Para compor o atrativo deste trabalho, foi escolhida uma trilha sonora realizada ao vivo, por intérpretes que ficam no próprio palco, ao lado da cena. O espetáculo se completava com uma série de projeções de videodanças criados por Alex Sernambi, tudo isso articulado com a direção de cena de Lisandra Belotto e Cláudia Sachs. O espetáculo, por tudo isso, transformou-se numa verdadeira e emocionante celebração da vida. Sem exibicionismos, com coreografias cuidadosamente medidas para as possibilidades que cada corpo de bailarino é capaz de enfrentar, resolver e vencer. A passagem mais bela e até mesmo provocativa surge quando os bailarinos ao vivo alternam suas performances com eles mesmos, trocando de figurinos, nas projeções do vídeo, mostrando que cada um é capaz de fazer o que o outro realiza.
O trabalho (concepção e direção geral de Suzi Weber) ficou muito valorizado pela música autoral ao vivo (de autoria de Flávio Santos), extremamente sensível, que funciona como uma marcação rítmica do que estamos assistindo, valorizado pelo desenho de iluminação de Bathista Freire (assisti ao espetáculo na parte de cima do teatro de Santa Casa) e os alegres e vibrantes figurinos de Luciana Soares: o resultado final é uma lição de humildade de cada um dos bailarinos, tanto quanto de camaradagem e trabalho coletivo (que a dança sempre exige), permitindo que os cinco intérpretes formassem um verdadeiro conjunto, um só corpo em movimento, com muita vibração, que chega ao auge no movimento final, quando jovens bailarinos (alunos dos professores e dançarinos?) entram em cena e ajudam a despregar o grande tapete branco que estava no chão e que é então transformado em pedaços, minuciosamente picado e fragmentado, como a simbolizar toda a experiência e a herança deixada por estes artistas a seus sucessores. É um apogeu da defesa da dinâmica vital, do encontro das vontades, das inspirações e das criações que, ao longo de tanto tempo, cada um deles foi capaz de transmitir a todos nós. Não houve quem não se emocionasse às lágrimas, e os aplausos que se seguiram apenas traduziram, objetivamente, o agradecimento, de cada um e de todos, àqueles artistas: sim, cada um reafirmou naquele momento, na prática, a pujança da criação artística e a importância social do artista.

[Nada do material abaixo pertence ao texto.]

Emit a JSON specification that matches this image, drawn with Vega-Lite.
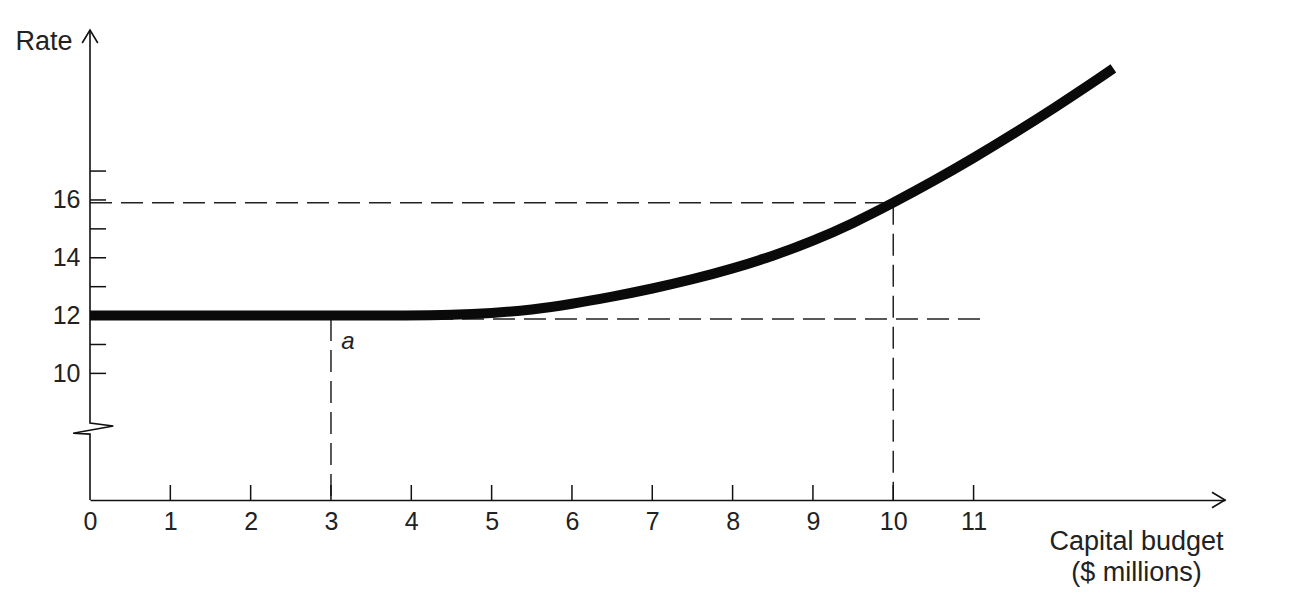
{
  "$schema": "https://vega.github.io/schema/vega-lite/v6.json",
  "width": 1135,
  "height": 470,
  "autosize": {"type": "none"},
  "padding": {"left": 90, "top": 30, "right": 74, "bottom": 114},
  "background": "white",
  "config": {"view": {"stroke": null}, "font": "Liberation Sans"},
  "datasets": {
    "curve": [
      {"x": 0, "y": 12}, {"x": 1, "y": 12}, {"x": 2, "y": 12}, {"x": 3, "y": 12}, {"x": 4, "y": 12},
      {"x": 4.5, "y": 12.02}, {"x": 5, "y": 12.08}, {"x": 5.5, "y": 12.2}, {"x": 6, "y": 12.4},
      {"x": 6.5, "y": 12.65}, {"x": 7, "y": 12.93}, {"x": 7.5, "y": 13.25}, {"x": 8, "y": 13.62},
      {"x": 8.5, "y": 14.06}, {"x": 9, "y": 14.58}, {"x": 9.5, "y": 15.19}, {"x": 10, "y": 15.9},
      {"x": 10.5, "y": 16.65}, {"x": 11, "y": 17.45}, {"x": 11.5, "y": 18.29}, {"x": 12, "y": 19.17},
      {"x": 12.5, "y": 20.09}, {"x": 12.74, "y": 20.55}
    ],
    "guides": [
      {"x": 0, "x2": 10, "y": 15.9, "y2": 15.9},
      {"x": 10, "x2": 10, "y": 15.9, "y2": 5.62},
      {"x": 0, "x2": 11.1, "y": 11.88, "y2": 11.88},
      {"x": 3, "x2": 3, "y": 11.88, "y2": 5.62}
    ],
    "yaxis": [
      {"i": 1, "x": 0, "y": 5.62},
      {"i": 2, "x": 0, "y": 7.9},
      {"i": 3, "x": -0.21, "y": 7.93},
      {"i": 4, "x": 0.29, "y": 8.18},
      {"i": 5, "x": 0, "y": 8.28},
      {"i": 6, "x": 0, "y": 21.88}
    ],
    "yticks": [
      {"x": 0, "x2": 0.2, "y": 10}, {"x": 0, "x2": 0.2, "y": 11}, {"x": 0, "x2": 0.2, "y": 12},
      {"x": 0, "x2": 0.2, "y": 13}, {"x": 0, "x2": 0.2, "y": 14}, {"x": 0, "x2": 0.2, "y": 15},
      {"x": 0, "x2": 0.2, "y": 16}, {"x": 0, "x2": 0.2, "y": 17}
    ],
    "xticks": [
      {"x": 1, "y": 5.62, "y2": 6.14}, {"x": 2, "y": 5.62, "y2": 6.14}, {"x": 3, "y": 5.62, "y2": 6.14},
      {"x": 4, "y": 5.62, "y2": 6.14}, {"x": 5, "y": 5.62, "y2": 6.14}, {"x": 6, "y": 5.62, "y2": 6.14},
      {"x": 7, "y": 5.62, "y2": 6.14}, {"x": 8, "y": 5.62, "y2": 6.14}, {"x": 9, "y": 5.62, "y2": 6.14},
      {"x": 10, "y": 5.62, "y2": 6.14}, {"x": 11, "y": 5.62, "y2": 6.14}
    ]
  },
  "encoding": {
    "x": {
      "field": "x", "type": "quantitative",
      "scale": {"domain": [0, 14.13], "nice": false, "zero": false},
      "axis": {
        "values": [0, 1, 2, 3, 4, 5, 6, 7, 8, 9, 10, 11], "format": "d",
        "ticks": false, "tickSize": 0, "grid": false,
        "domain": true, "domainColor": "#111", "domainWidth": 1.6,
        "labelFontSize": 25, "labelColor": "#222", "labelPadding": 9,
        "labelFlush": false, "labelOverlap": false,
        "title": ["Capital budget", "($ millions)"],
        "titleFontSize": 27, "titleFontWeight": "normal", "titleColor": "#222",
        "titleX": 1046, "titleY": 49, "titleAlign": "center", "titleBaseline": "alphabetic",
        "titleLineHeight": 31
      }
    },
    "y": {
      "field": "y", "type": "quantitative",
      "scale": {"domain": [5.62, 21.88], "nice": false, "zero": false},
      "axis": {
        "values": [10, 12, 14, 16], "format": "d",
        "ticks": false, "tickSize": 0, "grid": false, "domain": false,
        "labelFontSize": 25, "labelColor": "#222", "labelPadding": 10,
        "labelFlush": false, "labelOverlap": false,
        "title": "Rate", "titleAngle": 0, "titleAlign": "right", "titleBaseline": "alphabetic",
        "titleX": -18, "titleY": 19, "titleFontSize": 27, "titleFontWeight": "normal", "titleColor": "#222"
      }
    }
  },
  "layer": [
    {
      "data": {"name": "guides"},
      "mark": {"type": "rule", "strokeDash": [22, 9], "strokeWidth": 1.5, "color": "#222"},
      "encoding": {"x2": {"field": "x2"}, "y2": {"field": "y2"}}
    },
    {
      "data": {"name": "yaxis"},
      "mark": {"type": "line", "color": "#111", "strokeWidth": 1.6, "interpolate": "linear"},
      "encoding": {"order": {"field": "i", "type": "quantitative"}}
    },
    {
      "data": {"name": "yticks"},
      "mark": {"type": "rule", "color": "#111", "strokeWidth": 1.5},
      "encoding": {"x2": {"field": "x2"}}
    },
    {
      "data": {"name": "xticks"},
      "mark": {"type": "rule", "color": "#111", "strokeWidth": 1.5},
      "encoding": {"y2": {"field": "y2"}}
    },
    {
      "data": {"name": "curve"},
      "mark": {"type": "line", "color": "#0a0a0a", "strokeWidth": 10, "interpolate": "basis", "strokeCap": "butt"},
      "encoding": {}
    },
    {
      "data": {"values": [{"x": 0, "y": 21.88}]},
      "mark": {"type": "point", "shape": "M-0.6,1L0,0L0.6,1", "size": 676, "filled": false, "color": "#111", "strokeWidth": 1.6, "opacity": 1},
      "encoding": {}
    },
    {
      "data": {"values": [{"x": 14.13, "y": 5.62}]},
      "mark": {"type": "point", "shape": "M-1,-0.6L0,0L-1,0.6", "size": 676, "filled": false, "color": "#111", "strokeWidth": 1.6, "opacity": 1},
      "encoding": {}
    },
    {
      "data": {"values": [{"x": 3, "y": 12, "label": "a"}]},
      "mark": {"type": "text", "fontStyle": "italic", "fontSize": 24, "color": "#222", "dx": 17, "dy": 26, "align": "center", "baseline": "middle"},
      "encoding": {"text": {"field": "label"}}
    }
  ]
}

Por tudo, tenho certeza que este espetáculo deverá cumprir novas temporadas em nossas mais diferentes salas (surpreendi-me com o teatro absolutamente lotado, e não era nem estreia: uma pequena temporada anterior já havia sido cumprida). Isso significa, sobretudo, que este trabalho não é uma despedida, mas é um reencontro, para nossa alegria e felicidade.